Representatives of a locally based printing company have recently acknowledged meeting with Santa Ana Mayor Miguel Pulido in his City Hall office to discuss hiring the mayor as a consultant, which could be considered an illegal act by the mayor.

In separate interviews, the president and a former sales consultant of Codra Enterprises, a printing and manufacturing company headquartered in Irvine, said they met with Pulido in 2011 to discuss hiring the mayor to help them expand their operations into Mexico.

Jim Obermayer, the former sales consultant, said the meeting showed how Pulido easily switched hats from being mayor to consultant for hire.

“Sometimes he just gives advice because he’s mayor of Santa Ana, and sometimes he has this consulting business and could introduce you to people in Mexico,” Obermayer said.

Meanwhile, company President Gary Kim confirmed that the meeting took place but would not elaborate on it. Obermayer said that the company ultimately decided not to hire Pulido and that “no money changed hands.”

Neither Kim nor Obermayer could recall the exact date of the meeting, but another source said it occurred on March 24, 2011.

California Government Code Section 8314 prohibits an elected official from using his or her public office space for personal use, with the potential of a $1,000 fine for each violation. A larger pattern could mean criminal abuse of office charges, an ethics law expert said.

There is an exception in the law for “minimal and incidental use,” but that typically applies to something such as a two-minute phone call to a family member, according to an official with the Fair Political Practices Commission.

Pulido would be found in violation of the law if it were clear the meeting was strictly private business. That is how Obermayer saw it.

“I thought it was quite clear that we were talking to Mayor Pulido the consultant. We met at City Hall because it was convenient for him,” Obermayer said.

Jessica Levinson, an associate professor at Loyola Law School, said one documented instance of using the office for a personal business meeting probably would lead to only a civil fine.

It could, however, also turn into a criminal issue if more instances are uncovered, Levinson said. “If you are running a consulting business out of the mayor’s office, there is a possibility for criminal liability,” she said.

The exact location of Pulido’s consulting business has always been a mystery. Sometimes he takes consulting fees directly, and other times they go to his business, The LaFarga Group, according to his required statements of economic interest.

The statements list the address of his business as being the same place as his tax preparer’s office. However, as Voice of OC reported in 2012, he didn’t have a business license in that city or in Santa Ana.

Obermayer said he first connected with Pulido while on a business trip to Mexico with the mayor and officials from Towne AllPoints, a Santa Ana-based direct mailing and marketing company. Pulido was introducing Towne AllPoints leaders to his contacts in Mexico, Obermayer said.

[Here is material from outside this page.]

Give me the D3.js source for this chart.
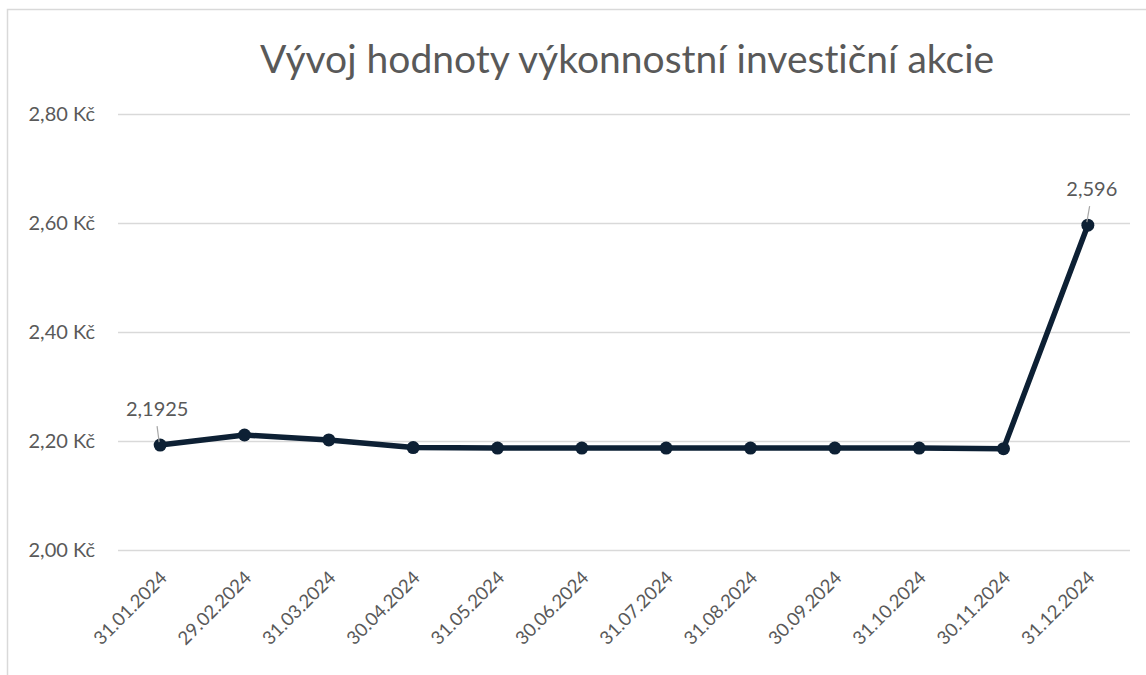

Obermayer said he asked Pulido how, as mayor, he had time to spend several days in Mexico with Towne AllPoints. Pulido replied that he was on vacation from the city, according to Obermayer.

Obermayer said his belief is that the mayor wasn’t working on city time and therefore not acting unethically.

“I’m very in tune with politicians playing games, but I just never saw that with Miguel,” Obermayer said.

Pulido has long been accused of peddling his influence via the mayor’s seat.

In 2011, Voice of OC published an investigation that showed Pulido was paid by an alleged con artist to pitch green energy products to other mayors for use in their cities while at the U.S. Conference of Mayors in Washington, D.C., a taxpayer-funded trip.

In 2010, OC Weekly’s R. Scott Moxley reported on a lawsuit against Pulido by a businessman who claimed that the mayor’s father and one-time business partners had financial ties to the city’s food truck commissary and that Pulido voted twice to award a conditional use permit to the company.

And this latest revelation comes as local and state law enforcement agencies are investigating a property swap between Pulido and a city contractor that ultimately netted the mayor a $197,000 profit.

The owner of NAPA Orange County Auto Parts gave Pulido and his family a house in exchange for a parking lot that was $230,000 less than the fair market value of the parking lot, according to county assessor’s records. Pulido then voted for two separate contracts with the vendor, including a $1.35-million no-bid contract that made the store the city’s exclusive auto parts provider.

Pulido declined to comment for this article.